The amazing fact about Malcolm Mckinney isn’t the way he melds the soothing emotings of James Taylor (think Sweet Baby Jane, 1970, Warner Bros. Records) with the classic tonal qualities of Burl Ives (think the Hank Cochran tune A Little Bitty Tear that Ives covered in 1961, Decca Records). No, more than anything else it’s that he’s pure Florida. Malcolm is actually so Florida that he’s the musical bookend to that great matriarch of Florida singer/songwriters Valerie C. Wisecracker. Together, they are no less than Ma and Pa Sunshine, with a tune to cover every part of the everglade state, from its sunrise to its sugarcane, it’s hideaways to its hurricanes. In fact, anyone thinking of holding a Florida music fest – whether to memorialize its Loxahatchee Lady Bug or to save its swamp gators – would surely want these two great artists gracing their stage.

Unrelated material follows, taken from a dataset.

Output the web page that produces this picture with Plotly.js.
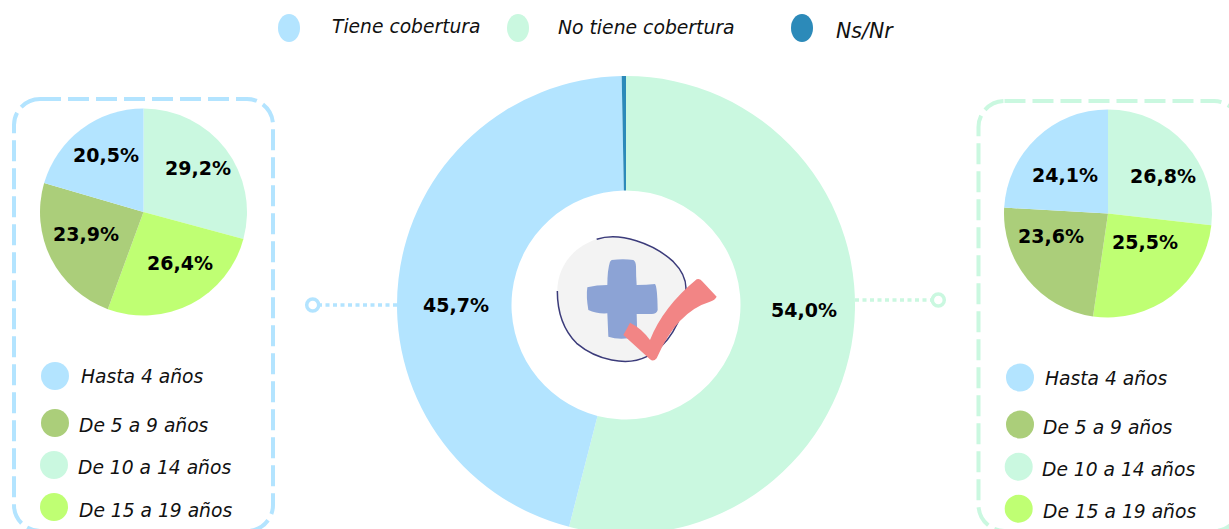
<!DOCTYPE html>
<html><head><meta charset="utf-8">
<script src="https://cdn.plot.ly/plotly-3.0.1.min.js"></script>
<style>html,body{margin:0;padding:0;background:#fff;overflow:hidden;width:1229px;height:529px}</style>
</head><body><div id="chart" style="width:1229px;height:540px"></div>
<script>
var BLUE='#B3E4FF',MINT='#CAF8E0',OLIVE='#ABCE7A',LIME='#BFFF73',DARK='#2C8AB9';
var mainLabels=['No tiene cobertura','Tiene cobertura','Ns/Nr'];
var mainValues=[54.0,45.7,0.3];
var ageLabels=['De 10 a 14 años','De 15 a 19 años','De 5 a 9 años','Hasta 4 años'];
var leftValues=[29.2,26.4,23.9,20.5];
var rightValues=[26.8,25.5,23.6,24.1];
var W=1229,H=540;
function fx(p){return p/W;} function fy(p){return 1-p/H;}
function fmt(v){return v.toFixed(1).replace('.',',')+'%';}
function dom(cx,cy,r){return {x:[fx(cx-r),fx(cx+r)],y:[fy(cy+r),fy(cy-r)]};}
function pie(labels,values,colors,d,hole){return {type:'pie',labels:labels,values:values,sort:false,direction:'clockwise',rotation:0,hole:hole||0,domain:d,textinfo:'none',hoverinfo:'label+percent',showlegend:false,marker:{colors:colors,line:{width:0}}};}
var ageColors=[MINT,LIME,OLIVE,BLUE];
var data=[
 pie(mainLabels,mainValues,[MINT,BLUE,DARK],dom(626,305,229),0.5),
 pie(ageLabels,leftValues,ageColors,dom(143.5,212,103.5)),
 pie(ageLabels,rightValues,ageColors,dom(1108,213.5,104))
];
var ann=[];
function valueLabel(x,y,t){ann.push({xref:'paper',yref:'paper',x:fx(x),y:fy(y),text:t,showarrow:false,xanchor:'center',yanchor:'middle',font:{family:'"DejaVu Sans"',size:19,color:'#000',weight:700}});}
function legText(x,y,t,s){ann.push({xref:'paper',yref:'paper',x:fx(x),y:fy(y),text:t,showarrow:false,xanchor:'left',yanchor:'middle',font:{family:'"DejaVu Sans"',size:s||18.7,color:'#111',style:'italic'}});}
var leftPos=[[198,168],[180,263],[86,234],[106,155]];
var rightPos=[[1163,176],[1145,242],[1051,236],[1065,175]];
leftValues.forEach(function(v,i){valueLabel(leftPos[i][0],leftPos[i][1],fmt(v));});
rightValues.forEach(function(v,i){valueLabel(rightPos[i][0],rightPos[i][1],fmt(v));});
valueLabel(804,310,fmt(mainValues[0]));
valueLabel(456,305,fmt(mainValues[1]));
var shapes=[];
function circle(cx,cy,rx,ry,c){shapes.push({type:'circle',xref:'paper',yref:'paper',x0:fx(cx-rx),x1:fx(cx+rx),y0:fy(cy+ry),y1:fy(cy-ry),fillcolor:c,line:{width:0},layer:'above'});}
var topNames=[mainLabels[1],mainLabels[0],mainLabels[2]];
var topPos=[[289,28,330,26],[518,28,556,28],[802,28,834,31]];
var topCols=[BLUE,MINT,DARK];
var topSizes=[18.7,18.8,20.5];
topNames.forEach(function(n,i){circle(topPos[i][0],topPos[i][1],11,14,topCols[i]);legText(topPos[i][2],topPos[i][3],n,topSizes[i]);});
var legNames=['Hasta 4 años','De 5 a 9 años','De 10 a 14 años','De 15 a 19 años'];
var legCols=[BLUE,OLIVE,MINT,LIME];
var lPos=[[55,376,79,376],[55,423,77,425],[54,465,76,467],[54,507,77,510]];
var rPos=[[1020,377.5,1043,378],[1020,424.5,1041,427],[1018.7,466.7,1040,469],[1018.7,508.7,1041,511]];
legNames.forEach(function(n,i){
 circle(lPos[i][0],lPos[i][1],14,14,legCols[i]);legText(lPos[i][2],lPos[i][3],n);
 circle(rPos[i][0],rPos[i][1],14,14,legCols[i]);legText(rPos[i][2],rPos[i][3],n);
});
function P(segs){return segs.map(function(s){
 var out=s[0];var a=s.slice(1);var parts=[];
 for(var i=0;i<a.length;i+=2){parts.push(fx(a[i]).toFixed(6)+','+fy(a[i+1]).toFixed(6));}
 return out+parts.join(' ');}).join(' ');}
function Z(segs){
 return segs.map(function(s){var o=[s[0]];for(var i=1;i<s.length;i+=2){o.push(480+s[i]/3,180+s[i+1]/3);}return o;});}
function path(segs,fill,line,extra){var sh={type:'path',xref:'paper',yref:'paper',path:P(segs)+(extra||''),fillcolor:fill,line:line||{width:0},layer:'above'};shapes.push(sh);}
function roundRect(x0,y0,x1,y1,r,c){
 var k=r*0.45;
 path([['M',x0+r,y0],['L',x1-r,y0],['C',x1-k,y0,x1,y0+k,x1,y0+r],['L',x1,y1-r],['C',x1,y1-k,x1-k,y1,x1-r,y1],['L',x0+r,y1],['C',x0+k,y1,x0,y1-k,x0,y1-r],['L',x0,y0+r],['C',x0,y0+k,x0+k,y0,x0+r,y0]],'rgba(0,0,0,0)',{color:c,width:4,dash:'21px,7px'},' Z');
}
roundRect(14,99,273,531,26,BLUE);
roundRect(978.5,101,1240,531,26,MINT);
function dotted(x0,x1,y,c){shapes.push({type:'line',xref:'paper',yref:'paper',x0:fx(x0),x1:fx(x1),y0:fy(y),y1:fy(y),line:{color:c,width:3.5,dash:'4px,3.5px'},layer:'above'});}
function ring(cx,cy,r,c){shapes.push({type:'circle',xref:'paper',yref:'paper',x0:fx(cx-r),x1:fx(cx+r),y0:fy(cy+r),y1:fy(cy-r),fillcolor:'#fff',line:{color:c,width:3.5},layer:'above'});}
dotted(318,397,305,BLUE);ring(312.7,305,6,BLUE);
dotted(855,932,300,MINT);ring(938.3,300,6,MINT);
path(Z([['M',350,178],['C',420,155,520,190,580,245],['C',605,270,618,295,618,325],['C',610,430,560,500,500,530],['C',440,560,350,540,290,490],['C',250,450,232,400,232,333],['C',232,260,280,200,350,178]]),'#F3F3F3',{width:0},' Z');
path(Z([['M',350,178],['C',420,155,520,190,580,245],['C',605,270,618,295,618,325],['C',610,430,560,500,500,530],['C',440,560,350,540,290,490],['C',250,450,232,400,232,333]]),'rgba(0,0,0,0)',{color:'#3B3B7A',width:1.5});
path(Z([['M',395,240],['Q',430,236,460,240],['Q',468,245,468,260],['Q',468,290,470,315],['Q',500,315,525,312],['Q',532,320,533,390],['Q',530,402,515,402],['L',470,402],['L',472,470],['Q',420,482,385,470],['L',382,400],['Q',350,402,325,390],['Q',318,350,322,322],['Q',350,315,382,315],['Q',382,270,390,245]]),'#8CA3D5',{width:0},' Z');
path(Z([['M',430,465],['L',450,428],['Q',485,445,510,480],['Q',550,380,650,298],['Q',660,294,668,305],['L',710,350],['Q',705,360,690,365],['Q',590,395,530,535],['Q',520,547,510,538]]),'#F28585',{width:0},' Z');
Plotly.newPlot('chart',data,{width:W,height:H,margin:{l:0,r:0,t:0,b:0},paper_bgcolor:'#fff',plot_bgcolor:'#fff',annotations:ann,shapes:shapes},{displayModeBar:false,staticPlot:true});
</script></body></html>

I first saw Malcolm perform at Luna Start Café (North Miami) back in 2008 when he had recently recorded his masterful CD titled GHOSTS OF FLAGLER’S TRAIN. One listen to Malcolms CARRY ME BACK TO MY FLORIDA HOME and you’ll instantly hear its resonant symbiosis with Valerie’s Stop Runnin’ My Florida Home Into The Ground (2006, Slip Of The Tongue Productions). More amazingly is how this destined to be musical duo (at least in Dr. Bob’s heart and imagination) both capture Florida’s furious side. While Valerie’s Hurricane Blew (2006, ibid) is this genre’s classic, on his CD Malcolm covers three of the greatest storms to ever graze our state.
In the title track, THE GHOSTS OF FLAGLER’S TRAIN, he recounts what happened in the 1906 hurricane when the concrete and steel of the Florida East Coast Railway met rain and wind, while MIGHTY BIG BLOW TONIGHT tells of the deadliest storm in U.S. history, the 1928 hurricane that scoured Palm Beach County taking over 2500 souls away. However, of all these storm songs, BROTHER HEAR HOW THE WIND COMES IN is the most remarkable for it is here that Malcolm raises a heroic tribute to the U.S. veterans who perished during the 1935 Labor Day hurricane in the Florida Keys.
In U.S. history, the 1935 Labor Day hurricane is perhaps the final and most tragic step child of World War One. Many veterans were out of work during the great depression after the war, a time when the government was also withholding their war benefits and payments. The vets marched on Washington in the summer of 1932 and in response President Hoover sent active duty soldiers under the commands of Douglas MacArthur, Dwight D. Eisenhower and George Patton to disperse them at bayonet point, mindlessly killing men, women and children in the rout.
Later that year after Roosevelt was elected, the veterans’ complaints were quelled by shipping them off as cheap labor to serve Flagler in a final attempt to complete the overseas railway to Key West. Hundreds of these veterans perished there three years later when they were abandoned on the keys by both Flagler and the government during the third strongest hurricane ever measured. And Malcolm takes you there in BROTHER HEAR HOW THE WIND COMES.
Stunning yet true, this review cannot end on such a tragic note, and neither does Malcolm’s CD. With songs like SUNRISE LOXAHATCHEE and WE CAN’T LET THE EVERGLADES DIE, he shares the beauty and pride that Valerie captures in Oscar Thompson Was Everyone’s Friend and Chokoloskee, A Little Left Of The Law (2006, ibid). So you can’t help but see and hear that Florida’s matriarchal herald – Valerie C. Wisecracker – has a worthy patriarchal counterpart in Malcolm Mckinney and the GHOST’S OF FLAGLER’S TRAIN. Catch them together soon at a Florida song fest near you (I hope!).